Mana Fixing and Golgari

Mana Fixing

For a gold-themed draft environment, understanding what mana-fixing you have available is crucial.

As mentioned yesterday, the Cube has 30 lands and 30 artifacts. All of the lands and about half the artifacts are mana fixers or accelerators.




Lands

The lands come in three ten-card cycles: the common guild lands from Ravnica (sometimes called bouncelands or karoos), the rare cycle from M10 forward for the allied colors and Innistrad for the enemy colors (no nickname that I'm aware of), and the rare cycle of lands last printed in Tenth Edition (the painlands).


I wanted to include some mixture of the ability lands from Innistrad block and the uncommon guild homes from Ravnica block, but I couldn't find room for them. Maybe we'll try bumping the Cube up 45 or 90 cards at some point...

Other Mana Fixing

Continuing with cycles, the allied colors have Alara Reborn's Borderpost cycle while the enemy colors have their Signets from Ravnica block. (The signets are actually controversial in Cube-world. Because they fix and ramp for colorless, many people feel they're overpowered and damaging to Green's role in the Cube. I thought we'd try using half of them for now and see how they feel.)
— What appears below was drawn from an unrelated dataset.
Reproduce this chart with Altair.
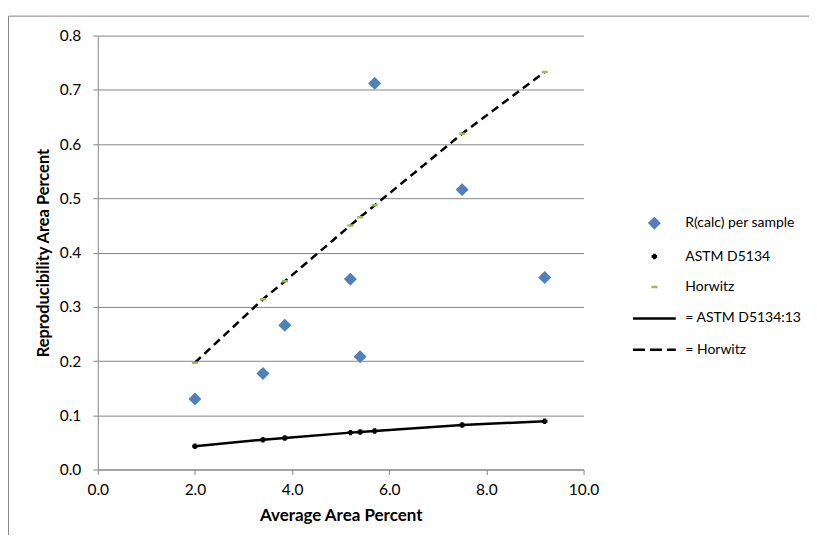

And of course, Green's not going to let the artifacts have all of the fun:


 And the Guild-of-the-Day (two Guilds-of-the-Day starting tomorrow):

The Golgari Swarm

A living incarnation of green-black's circle of life and death (and unlife and undeath), the Golgari are graveyard-focused and are infamous for their Ravnica keyword: Dredge. "If you would draw a card, instead you may put exactly N cards from the top of your library into your graveyard. If you do, return this card from your graveyard to your hand. Otherwise, draw a card."
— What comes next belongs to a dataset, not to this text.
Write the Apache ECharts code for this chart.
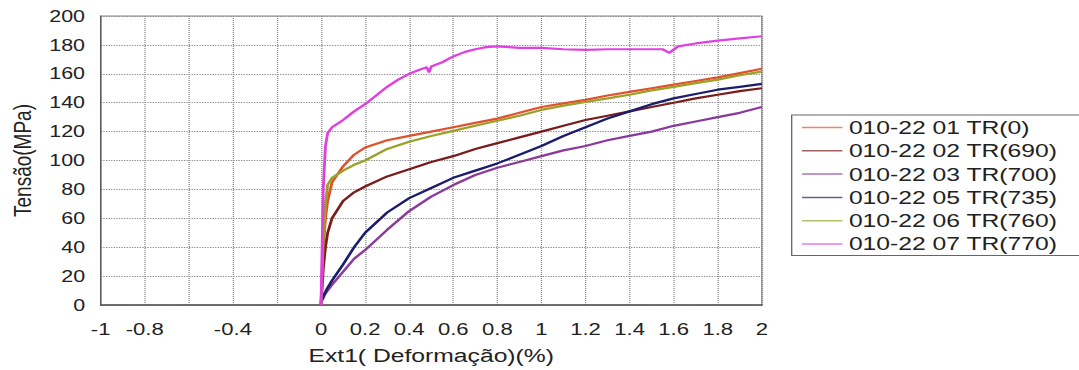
<!DOCTYPE html>
<html>
<head>
<meta charset="utf-8">
<script src="https://cdn.jsdelivr.net/npm/echarts@6/dist/echarts.min.js"></script>
<style>
  html, body { margin: 0; padding: 0; background: #fff; overflow: hidden; }
  /* the source picture is stretched sideways, so the chart is drawn narrower and scaled */
  #chart { width: 830px; height: 370px; transform: scaleX(1.3); transform-origin: 0 0; }
</style>
</head>
<body>
<div id="chart"></div>
<script>
// deformação (%) shared by most curves
var strain = [0, 0.01, 0.02, 0.03, 0.05, 0.1, 0.15, 0.2, 0.3, 0.4, 0.5, 0.6, 0.7, 0.8, 0.9, 1.0, 1.1, 1.2, 1.3, 1.4, 1.5, 1.6, 1.7, 1.8, 1.9, 2.0]

// tensão (MPa)
var tr0   = [0, 40, 60, 72, 85, 96, 104, 109, 114, 117, 120, 123, 126, 129, 133, 137, 139.5, 142, 145, 147.5, 150, 152.5, 155, 157.5, 160.5, 163.5]
var tr690 = [0, 25, 40, 50, 60, 72, 78, 82, 89, 94, 99, 103, 108, 112, 116, 120, 124, 128, 131, 134, 137, 140, 143, 145.5, 148, 150]
var tr700 = [2, 5, 8, 10, 14, 23, 32, 38, 52, 65, 75, 83, 90, 95, 99, 103, 107, 110, 114, 117, 120, 124, 127, 130, 133, 137]
var tr735 = [2, 6, 9, 12, 17, 28, 40, 50, 64, 74, 81, 88, 93, 98, 104, 110, 117, 123, 129, 134, 139, 143, 146, 149, 151, 153]
var tr760 = [0, 45, 70, 83, 88, 93, 97, 100, 108, 113, 117, 120.5, 124, 127.5, 131, 135, 138, 140.5, 143, 145.5, 148.5, 151, 153.5, 156, 159, 161.5]

// TR(770) has its own points because of the two small drops
var strain770 = [0, 0.005, 0.01, 0.02, 0.03, 0.05, 0.1, 0.15, 0.2, 0.25, 0.3, 0.35, 0.4, 0.45, 0.48, 0.49, 0.5, 0.55, 0.6, 0.65, 0.7, 0.75, 0.8, 0.9, 1.0, 1.1, 1.2, 1.3, 1.4, 1.5, 1.55, 1.58, 1.62, 1.7, 1.8, 1.9, 2.0]
var tr770     = [0, 40, 80, 110, 119, 123, 128, 134, 139, 145, 151, 156, 160, 163, 164.5, 161, 165, 168, 172, 175, 177, 178.5, 179, 178, 178, 177, 176.5, 177, 177, 177, 177, 174.5, 179, 181, 183, 184.5, 186]

var names  = ['010-22 01 TR(0)', '010-22 02 TR(690)', '010-22 03 TR(700)', '010-22 05 TR(735)', '010-22 06 TR(760)', '010-22 07 TR(770)']
var colors = ['#e2502c', '#7a1c1c', '#8a3a9a', '#1c1c6e', '#9aa028', '#e040e0']

// x labels that the source leaves out
var hiddenXTicks = [-0.6, -0.2]

function pairs(xs, ys) {
  return xs.map(function (x, i) { return [x, ys[i]] })
}

var curves = [
  pairs(strain, tr0),
  pairs(strain, tr690),
  pairs(strain, tr700),
  pairs(strain, tr735),
  pairs(strain, tr760),
  pairs(strain770, tr770)
]

var font = '"Liberation Sans", Arial, sans-serif'

var chart = echarts.init(document.getElementById('chart'), null, { renderer: 'svg' })

var option = {
  animation: false,
  color: colors,
  grid: {
    left: 68,
    right: 244,
    top: 16,
    bottom: 64,
    show: true,
    borderColor: '#8a8a8a',
    borderWidth: 1
  },
  legend: {
    orient: 'vertical',
    left: 609,
    top: 115,
    data: names,
    icon: 'rect',
    itemWidth: 31,
    itemHeight: 1.5,
    itemGap: 4.3,
    padding: [3, 40, 2, 8],
    borderColor: '#666',
    borderWidth: 1,
    itemStyle: { opacity: 0.7 },
    textStyle: { fontFamily: font, fontSize: 19, lineHeight: 19, color: '#222' }
  },
  xAxis: {
    type: 'value',
    min: -1,
    max: 2,
    interval: 0.2,
    name: 'Ext1( Deformação)(%)',
    nameLocation: 'middle',
    nameGap: 41,
    nameTextStyle: { fontFamily: font, fontSize: 19, color: '#222' },
    axisLine: { onZero: false, lineStyle: { color: '#555', width: 1.5 } },
    axisTick: { show: false },
    axisLabel: {
      margin: 15,
      fontFamily: font,
      fontSize: 17,
      color: '#222',
      formatter: function (v) {
        var r = Math.round(v * 10) / 10
        if (hiddenXTicks.indexOf(r) >= 0) return ''
        return String(r)
      }
    },
    splitLine: { show: true, lineStyle: { type: 'dotted', color: '#888', width: 1 } }
  },
  yAxis: {
    type: 'value',
    min: 0,
    max: 200,
    interval: 20,
    name: 'Tensão(MPa)',
    nameLocation: 'middle',
    nameGap: 42,
    nameTextStyle: { fontFamily: font, fontSize: 19, color: '#222' },
    axisLine: { show: true, onZero: false, lineStyle: { color: '#555', width: 1 } },
    axisTick: { show: false },
    axisLabel: { margin: 12, fontFamily: font, fontSize: 16.5, color: '#222' },
    splitLine: { show: true, lineStyle: { type: 'dotted', color: '#888', width: 1 } }
  },
  series: names.map(function (n, i) {
    return {
      name: n,
      type: 'line',
      data: curves[i],
      showSymbol: false,
      symbol: 'none',
      lineStyle: { width: 2.2 },
      z: i == 5 ? 3 : 2
    }
  })
}

chart.setOption(option)
</script>
</body>
</html>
Dredge presents the opportunity to re-use a card again and again at the cost of milling yourself -- and having just played Innistrad block, we know that isn't always a cost. Dredge is bogeyman in all the formats it's a part of; it's sometime accused of not being Magic. (And considering that something called "Landless Dredge" is a thing, that might be actually fair.)
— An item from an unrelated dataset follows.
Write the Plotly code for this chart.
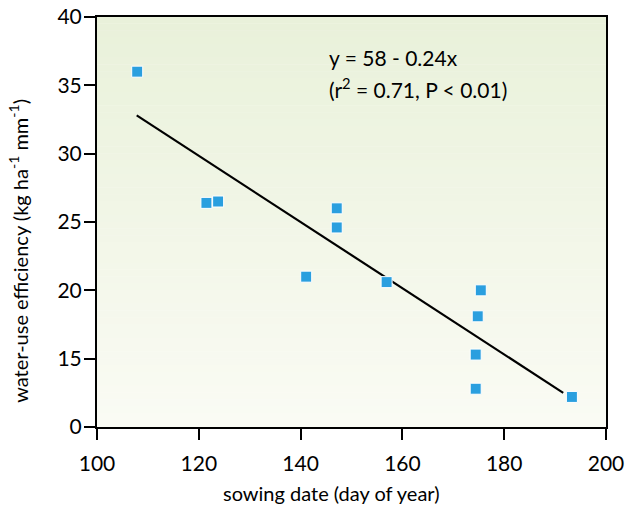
import plotly.graph_objects as go

# Data
sowing_day = [107.9, 121.5, 123.8, 141.1, 147.1, 147.1, 156.9, 174.4, 174.4, 174.8, 175.4, 193.3]
wue = [36.0, 26.4, 26.5, 21.0, 26.0, 24.6, 20.6, 15.3, 12.8, 18.1, 20.0, 12.2]

fit_x = [107.8, 191.6]
fit_y = [32.8, 12.5]

y_tickvals = [10, 15, 20, 25, 30, 35, 40]
y_ticktext = ["0", "15", "20", "25", "30", "35", "40"]
x_tickvals = [100, 120, 140, 160, 180, 200]

FONT = "Lato, 'Open Sans', sans-serif"

fig = go.Figure()

# gradient background bands
n = 60
top = (233, 241, 218)
bot = (250, 251, 244)
shapes = []
for i in range(n):
    t = i / (n - 1)
    c = tuple(round(top[k] + (bot[k] - top[k]) * t) for k in range(3))
    shapes.append(dict(type="rect", xref="x domain", yref="y domain",
                       x0=0, x1=1, y0=1 - (i + 1) / n, y1=1 - i / n + 0.001,
                       fillcolor="rgb(%d,%d,%d)" % c, line=dict(width=0),
                       layer="below"))

fig.add_trace(go.Scatter(x=fit_x, y=fit_y, mode="lines",
                         line=dict(color="black", width=2.2),
                         showlegend=False, hoverinfo="skip"))
fig.add_trace(go.Scatter(x=sowing_day, y=wue, mode="markers",
                         marker=dict(symbol="square", size=11, color="#2a9fdf",
                                     line=dict(color="white", width=1)),
                         showlegend=False))

fig.add_annotation(x=0.452, y=0.902, xref="paper", yref="paper",
                   xanchor="left", yanchor="middle", showarrow=False,
                   text="y = 58 - 0.24x",
                   font=dict(family=FONT, size=21, color="black"))
fig.add_annotation(x=0.452, y=0.826, xref="paper", yref="paper",
                   xanchor="left", yanchor="middle", showarrow=False,
                   text="(r<sup>2</sup> = 0.71, P &lt; 0.01)",
                   font=dict(family=FONT, size=21, color="black"))

# axis titles
fig.add_annotation(x=0.46, y=-0.161, xref="paper", yref="paper",
                   xanchor="center", yanchor="middle", showarrow=False,
                   text="sowing date (day of year)",
                   font=dict(family=FONT, size=20, color="black"))
fig.add_annotation(x=-0.155, y=0.43, xref="paper", yref="paper",
                   xanchor="center", yanchor="middle", showarrow=False,
                   textangle=-90,
                   text="water-use efficiency (kg ha<sup>-1</sup> mm<sup>-1</sup>)",
                   font=dict(family=FONT, size=20, color="black"))

fig.update_layout(
    width=630, height=519,
    margin=dict(l=97, r=24, t=17, b=92),
    paper_bgcolor="white",
    plot_bgcolor="white",
    shapes=shapes,
    font=dict(family=FONT, size=20, color="black"),
    xaxis=dict(range=[100, 200], tickvals=x_tickvals, showgrid=False,
               automargin=False,
               zeroline=False, showline=True, linecolor="black", linewidth=2,
               mirror=True, ticks="outside", ticklen=11, tickwidth=2,
               tickcolor="black", tickfont=dict(size=21),
               ticklabelstandoff=6),
    yaxis=dict(range=[10, 40], tickvals=y_tickvals, ticktext=y_ticktext,
               automargin=False,
               showgrid=False, zeroline=False, showline=True, linecolor="black",
               linewidth=2, mirror=True, ticks="outside", ticklen=11,
               tickwidth=2, tickcolor="black", tickfont=dict(size=21),
               ticklabelstandoff=-2),
)

fig.write_html("out.html", config={"displayModeBar": False},
               post_script="document.body.style.margin='0';document.body.style.overflow='hidden';")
I said yesterday that one of the characteristics of this Cube is "modern card face", and Golgari gives me an opportunity to show why:


Golgari Grave-Troll is banned in Modern. Apparently, Dredge 6 was too good for the Dredge deck to have access to. And now we'll get to see it for ourselves.

Meanwhile: 


Skullbriar is a Commander card and was never legal in Modern. He's not going to be as easy to bring back again and again and again as he would be as a Commander, but there just might be a few ways to give his counters a repeat performance.